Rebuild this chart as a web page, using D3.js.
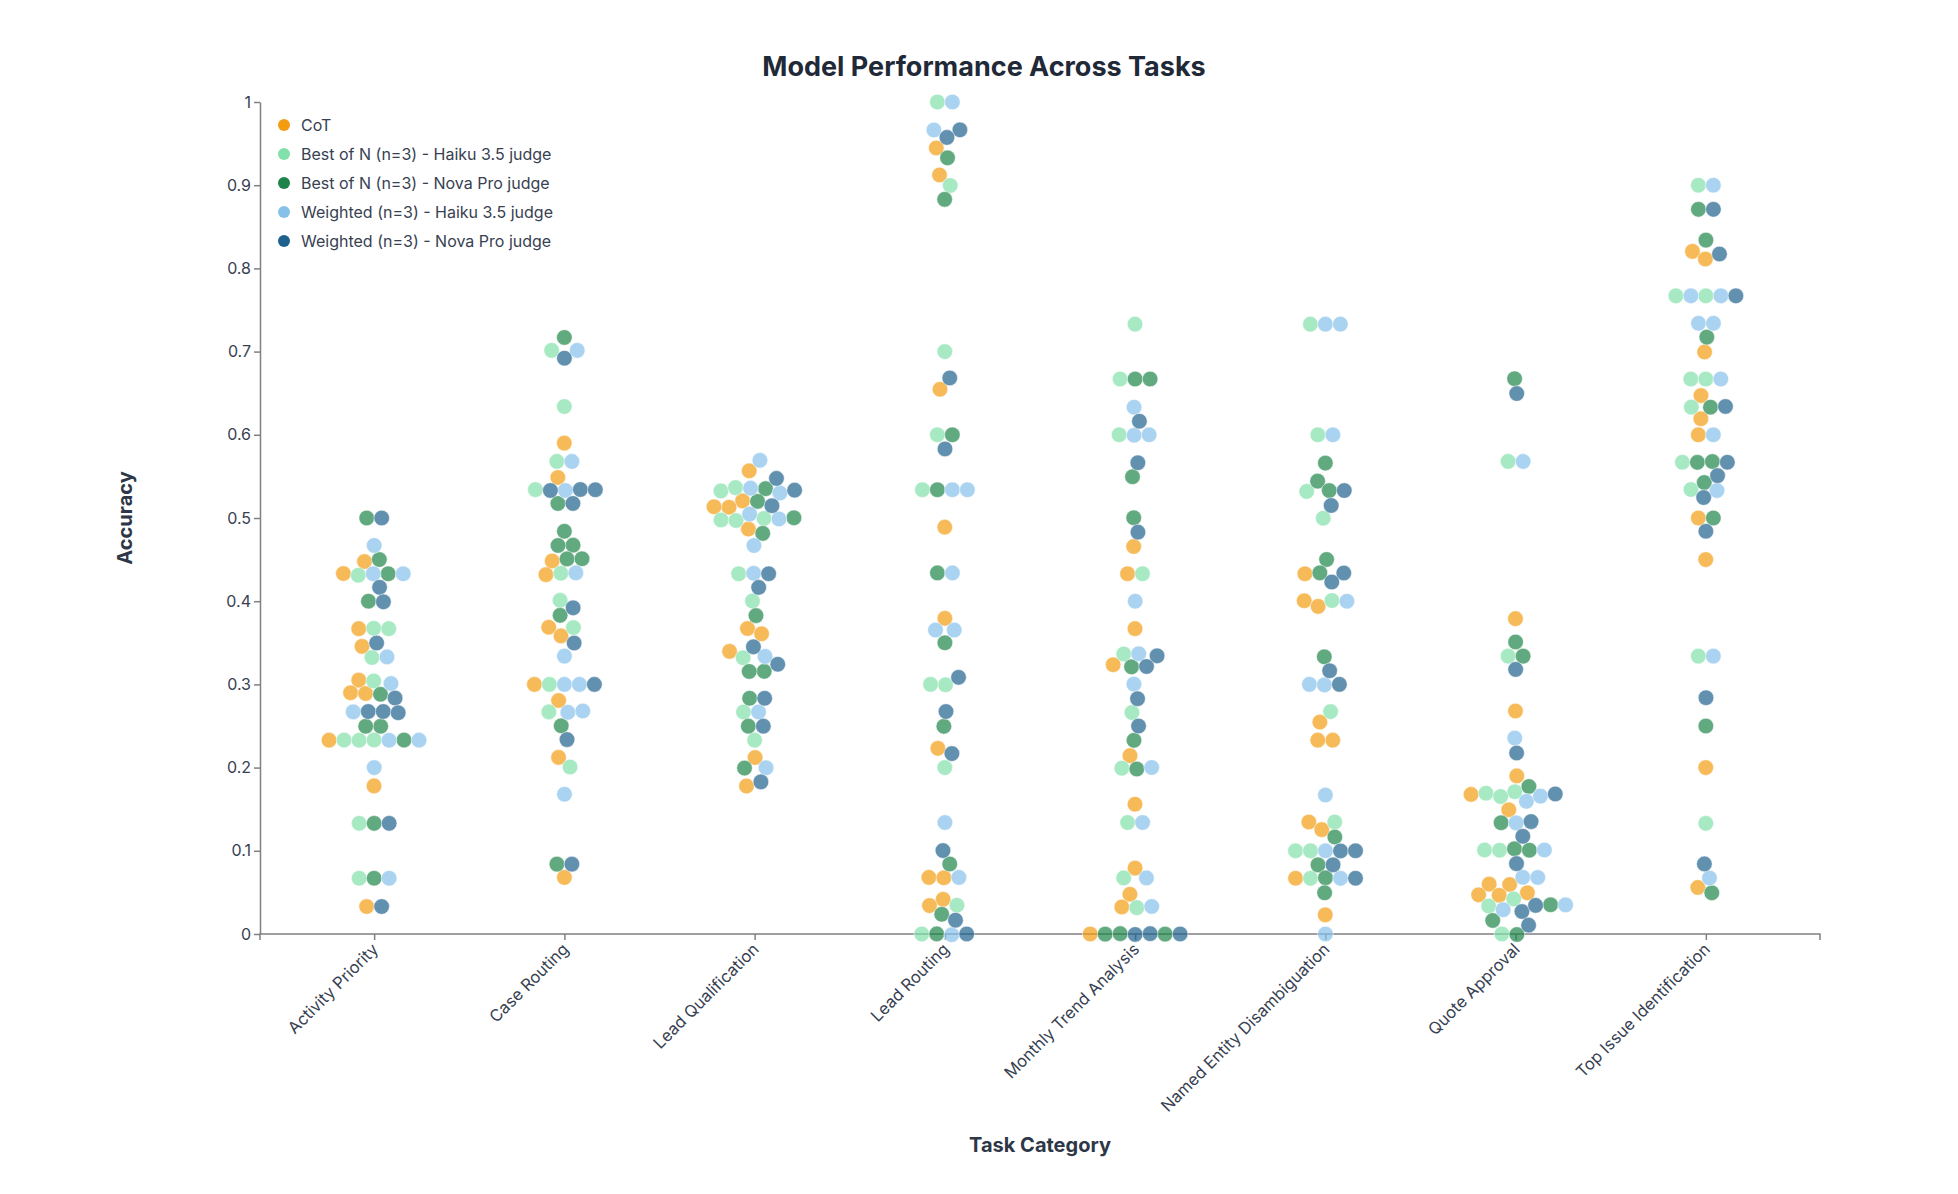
<!DOCTYPE html>
<html><head><meta charset="utf-8">
<script src="https://cdn.jsdelivr.net/npm/d3@7"></script>
<style>body{margin:0;background:#fff;font-family:Inter,"Noto Sans",sans-serif;}</style>
</head><body><svg id="c" width="1958" height="1194"></svg>
<script>
const categories = ["Activity Priority","Case Routing","Lead Qualification","Lead Routing","Monthly Trend Analysis","Named Entity Disambiguation","Quote Approval","Top Issue Identification"];
const seriesNames = ["CoT","Best of N (n=3) - Haiku 3.5 judge","Best of N (n=3) - Nova Pro judge","Weighted (n=3) - Haiku 3.5 judge","Weighted (n=3) - Nova Pro judge"];
const seriesColors = ["#f39c12","#82e0aa","#1e8449","#85c1e9","#1f618d"];
const yTicks = [0,0.1,0.2,0.3,0.4,0.5,0.6,0.7,0.8,0.9,1];

const cot = [
 [.445,.433,.367,.345,.305,.29,.29,.233,.178,.033],
 [.59,.546,.446,.434,.368,.359,.3,.278,.212,.068],
 [.557,.522,.512,.512,.49,.367,.361,.339,.211,.178],
 [.945,.912,.655,.489,.378,.223,.068,.068,.04,.034],
 [.466,.433,.367,.325,.212,.156,.078,.046,.033,0],
 [.433,.4,.395,.255,.233,.233,.134,.126,.067,.023],
 [.379,.268,.19,.168,.146,.057,.057,.046,.046,.046],
 [.82,.812,.7,.645,.62,.6,.5,.45,.2,.056]];
const bonHaiku = [
 [.433,.367,.367,.333,.3,.233,.233,.233,.133,.067],
 [.701,.634,.568,.534,.434,.4,.368,.3,.268,.201],
 [.533,.533,.5,.5,.5,.433,.4,.333,.267,.233],
 [1,.9,.7,.6,.534,.3,.3,.2,.034,0],
 [.733,.667,.6,.433,.333,.266,.2,.134,.068,.033],
 [.733,.6,.533,.5,.4,.267,.134,.1,.1,.067],
 [.568,.334,.168,.168,.168,.101,.101,.035,.035,0],
 [.9,.767,.767,.667,.667,.634,.567,.534,.334,.133]];
const bonNova = [
 [.5,.45,.433,.4,.292,.25,.25,.233,.133,.067],
 [.717,.518,.484,.467,.467,.451,.451,.384,.25,.084],
 [.533,.525,.5,.483,.383,.317,.317,.283,.25,.2],
 [.933,.883,.6,.534,.434,.35,.25,.084,.025,0],
 [.667,.667,.55,.5,.325,.233,.2,0,0,0],
 [.566,.542,.533,.45,.433,.333,.117,.083,.067,.05],
 [.667,.351,.334,.168,.135,.101,.101,.035,.019,0],
 [.871,.834,.717,.634,.567,.567,.542,.5,.25,.05]];
const wHaiku = [
 [.467,.433,.433,.333,.3,.267,.233,.233,.2,.067],
 [.701,.568,.534,.434,.334,.3,.3,.268,.268,.168],
 [.569,.533,.533,.5,.5,.467,.433,.333,.267,.2],
 [1,.966,.534,.534,.434,.366,.366,.134,.068,0],
 [.633,.6,.6,.4,.333,.3,.2,.134,.068,.033],
 [.733,.733,.6,.4,.3,.3,.167,.1,.067,0],
 [.568,.235,.168,.168,.135,.101,.068,.068,.035,.035],
 [.9,.767,.767,.734,.734,.667,.6,.534,.334,.067]];
const wNova = [
 [.5,.417,.4,.35,.283,.267,.267,.267,.133,.033],
 [.693,.534,.534,.534,.518,.392,.35,.3,.234,.084],
 [.54,.533,.517,.433,.417,.342,.325,.283,.25,.183],
 [.966,.958,.668,.583,.308,.267,.217,.1,.017,0],
 [.616,.566,.483,.333,.325,.283,.25,0,0,0],
 [.533,.516,.433,.425,.316,.3,.1,.1,.083,.067],
 [.65,.318,.218,.168,.135,.118,.085,.035,.035,.01],
 [.871,.817,.767,.634,.567,.55,.526,.484,.284,.084]];
const seriesValues = [cot,bonHaiku,bonNova,wHaiku,wNova];

const svg = d3.select("#c");
const m = {l:260,r:1820,t:102,b:934};
const x = d3.scalePoint().domain(categories).range([m.l,m.r]).padding(0.6);
const y = d3.scaleLinear().domain([0,1]).range([m.b,m.t]);
const R = 7.8;

svg.append("text").attr("x",984).attr("y",76).attr("text-anchor","middle")
  .attr("font-size",27).attr("font-weight",700).attr("fill","#1f2937").text("Model Performance Across Tasks");

const gy = svg.append("g").attr("transform",`translate(${m.l},0)`).call(d3.axisLeft(y).tickValues(yTicks).tickFormat(d3.format("~g")).tickSizeOuter(0));
const gx = svg.append("g").attr("transform",`translate(0,${m.b})`).call(d3.axisBottom(x).tickSizeOuter(6));
[gy,gx].forEach(g=>{g.selectAll("path,line").attr("stroke","#808080").attr("stroke-width",1.5);
  g.selectAll("text").attr("font-size",16).attr("fill","#374151").attr("font-family","Inter,'Noto Sans',sans-serif");});
gx.select(".domain").attr("d",`M${m.l},6V0H${m.r}V6`);
gx.selectAll(".tick text").attr("font-size",16.5).attr("text-anchor","end").attr("x",0).attr("y",0)
  .attr("dx","-0.5em").attr("dy","0.9em").attr("transform","rotate(-45)");

svg.append("text").attr("transform",`translate(132,${(m.t+m.b)/2}) rotate(-90)`).attr("text-anchor","middle")
  .attr("font-size",20).attr("font-weight",700).attr("fill","#2d3748").text("Accuracy");
svg.append("text").attr("x",(m.l+m.r)/2).attr("y",1152).attr("text-anchor","middle")
  .attr("font-size",20).attr("font-weight",700).attr("fill","#2d3748").text("Task Category");

const nodes = [];
categories.forEach((c,ci)=>{
  const cn=[];
  seriesValues.forEach((s,si)=>s[ci].forEach(v=>cn.push({c,si,v,x:x(c)+(si-2)*2,y:y(v),ty:y(v)})));
  const sim=d3.forceSimulation(cn).force("x",d3.forceX(x(c)).strength(0.05))
    .force("y",d3.forceY(d=>d.ty).strength(1)).force("col",d3.forceCollide(R-0.3).iterations(3)).stop();
  for(let i=0;i<300;i++) sim.tick();
  nodes.push(...cn);
});
svg.append("g").selectAll("circle").data(nodes).join("circle")
  .attr("cx",d=>d.x).attr("cy",d=>d.y).attr("r",R)
  .attr("fill",d=>seriesColors[d.si]).attr("fill-opacity",0.7).attr("stroke","#fff").attr("stroke-width",0.5);

const lg = svg.append("g").attr("transform","translate(284,125)");
seriesNames.forEach((n,i)=>{
  lg.append("circle").attr("cx",0).attr("cy",i*29).attr("r",6).attr("fill",seriesColors[i]);
  lg.append("text").attr("x",17).attr("y",i*29).attr("dy","0.35em").attr("font-size",16).attr("fill","#374151").text(n);
});
</script></body></html>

|---|

• _EXERCISE TASK_
Transcribe the material exactly, leaving every picture out.

• _RESULT OF THE TASK_
Rebuild this chart as a web page, using D3.js.
<!DOCTYPE html>
<html><head><meta charset="utf-8">
<script src="https://cdn.jsdelivr.net/npm/d3@7"></script>
<style>body{margin:0;background:#fff;font-family:Inter,"Noto Sans",sans-serif;}</style>
</head><body><svg id="c" width="1958" height="1194"></svg>
<script>
const categories = ["Activity Priority","Case Routing","Lead Qualification","Lead Routing","Monthly Trend Analysis","Named Entity Disambiguation","Quote Approval","Top Issue Identification"];
const seriesNames = ["CoT","Best of N (n=3) - Haiku 3.5 judge","Best of N (n=3) - Nova Pro judge","Weighted (n=3) - Haiku 3.5 judge","Weighted (n=3) - Nova Pro judge"];
const seriesColors = ["#f39c12","#82e0aa","#1e8449","#85c1e9","#1f618d"];
const yTicks = [0,0.1,0.2,0.3,0.4,0.5,0.6,0.7,0.8,0.9,1];

const cot = [
 [.445,.433,.367,.345,.305,.29,.29,.233,.178,.033],
 [.59,.546,.446,.434,.368,.359,.3,.278,.212,.068],
 [.557,.522,.512,.512,.49,.367,.361,.339,.211,.178],
 [.945,.912,.655,.489,.378,.223,.068,.068,.04,.034],
 [.466,.433,.367,.325,.212,.156,.078,.046,.033,0],
 [.433,.4,.395,.255,.233,.233,.134,.126,.067,.023],
 [.379,.268,.19,.168,.146,.057,.057,.046,.046,.046],
 [.82,.812,.7,.645,.62,.6,.5,.45,.2,.056]];
const bonHaiku = [
 [.433,.367,.367,.333,.3,.233,.233,.233,.133,.067],
 [.701,.634,.568,.534,.434,.4,.368,.3,.268,.201],
 [.533,.533,.5,.5,.5,.433,.4,.333,.267,.233],
 [1,.9,.7,.6,.534,.3,.3,.2,.034,0],
 [.733,.667,.6,.433,.333,.266,.2,.134,.068,.033],
 [.733,.6,.533,.5,.4,.267,.134,.1,.1,.067],
 [.568,.334,.168,.168,.168,.101,.101,.035,.035,0],
 [.9,.767,.767,.667,.667,.634,.567,.534,.334,.133]];
const bonNova = [
 [.5,.45,.433,.4,.292,.25,.25,.233,.133,.067],
 [.717,.518,.484,.467,.467,.451,.451,.384,.25,.084],
 [.533,.525,.5,.483,.383,.317,.317,.283,.25,.2],
 [.933,.883,.6,.534,.434,.35,.25,.084,.025,0],
 [.667,.667,.55,.5,.325,.233,.2,0,0,0],
 [.566,.542,.533,.45,.433,.333,.117,.083,.067,.05],
 [.667,.351,.334,.168,.135,.101,.101,.035,.019,0],
 [.871,.834,.717,.634,.567,.567,.542,.5,.25,.05]];
const wHaiku = [
 [.467,.433,.433,.333,.3,.267,.233,.233,.2,.067],
 [.701,.568,.534,.434,.334,.3,.3,.268,.268,.168],
 [.569,.533,.533,.5,.5,.467,.433,.333,.267,.2],
 [1,.966,.534,.534,.434,.366,.366,.134,.068,0],
 [.633,.6,.6,.4,.333,.3,.2,.134,.068,.033],
 [.733,.733,.6,.4,.3,.3,.167,.1,.067,0],
 [.568,.235,.168,.168,.135,.101,.068,.068,.035,.035],
 [.9,.767,.767,.734,.734,.667,.6,.534,.334,.067]];
const wNova = [
 [.5,.417,.4,.35,.283,.267,.267,.267,.133,.033],
 [.693,.534,.534,.534,.518,.392,.35,.3,.234,.084],
 [.54,.533,.517,.433,.417,.342,.325,.283,.25,.183],
 [.966,.958,.668,.583,.308,.267,.217,.1,.017,0],
 [.616,.566,.483,.333,.325,.283,.25,0,0,0],
 [.533,.516,.433,.425,.316,.3,.1,.1,.083,.067],
 [.65,.318,.218,.168,.135,.118,.085,.035,.035,.01],
 [.871,.817,.767,.634,.567,.55,.526,.484,.284,.084]];
const seriesValues = [cot,bonHaiku,bonNova,wHaiku,wNova];

const svg = d3.select("#c");
const m = {l:260,r:1820,t:102,b:934};
const x = d3.scalePoint().domain(categories).range([m.l,m.r]).padding(0.6);
const y = d3.scaleLinear().domain([0,1]).range([m.b,m.t]);
const R = 7.8;

svg.append("text").attr("x",984).attr("y",76).attr("text-anchor","middle")
  .attr("font-size",27).attr("font-weight",700).attr("fill","#1f2937").text("Model Performance Across Tasks");

const gy = svg.append("g").attr("transform",`translate(${m.l},0)`).call(d3.axisLeft(y).tickValues(yTicks).tickFormat(d3.format("~g")).tickSizeOuter(0));
const gx = svg.append("g").attr("transform",`translate(0,${m.b})`).call(d3.axisBottom(x).tickSizeOuter(6));
[gy,gx].forEach(g=>{g.selectAll("path,line").attr("stroke","#808080").attr("stroke-width",1.5);
  g.selectAll("text").attr("font-size",16).attr("fill","#374151").attr("font-family","Inter,'Noto Sans',sans-serif");});
gx.select(".domain").attr("d",`M${m.l},6V0H${m.r}V6`);
gx.selectAll(".tick text").attr("font-size",16.5).attr("text-anchor","end").attr("x",0).attr("y",0)
  .attr("dx","-0.5em").attr("dy","0.9em").attr("transform","rotate(-45)");

svg.append("text").attr("transform",`translate(132,${(m.t+m.b)/2}) rotate(-90)`).attr("text-anchor","middle")
  .attr("font-size",20).attr("font-weight",700).attr("fill","#2d3748").text("Accuracy");
svg.append("text").attr("x",(m.l+m.r)/2).attr("y",1152).attr("text-anchor","middle")
  .attr("font-size",20).attr("font-weight",700).attr("fill","#2d3748").text("Task Category");

const nodes = [];
categories.forEach((c,ci)=>{
  const cn=[];
  seriesValues.forEach((s,si)=>s[ci].forEach(v=>cn.push({c,si,v,x:x(c)+(si-2)*2,y:y(v),ty:y(v)})));
  const sim=d3.forceSimulation(cn).force("x",d3.forceX(x(c)).strength(0.05))
    .force("y",d3.forceY(d=>d.ty).strength(1)).force("col",d3.forceCollide(R-0.3).iterations(3)).stop();
  for(let i=0;i<300;i++) sim.tick();
  nodes.push(...cn);
});
svg.append("g").selectAll("circle").data(nodes).join("circle")
  .attr("cx",d=>d.x).attr("cy",d=>d.y).attr("r",R)
  .attr("fill",d=>seriesColors[d.si]).attr("fill-opacity",0.7).attr("stroke","#fff").attr("stroke-width",0.5);

const lg = svg.append("g").attr("transform","translate(284,125)");
seriesNames.forEach((n,i)=>{
  lg.append("circle").attr("cx",0).attr("cy",i*29).attr("r",6).attr("fill",seriesColors[i]);
  lg.append("text").attr("x",17).attr("y",i*29).attr("dy","0.35em").attr("font-size",16).attr("fill","#374151").text(n);
});
</script></body></html>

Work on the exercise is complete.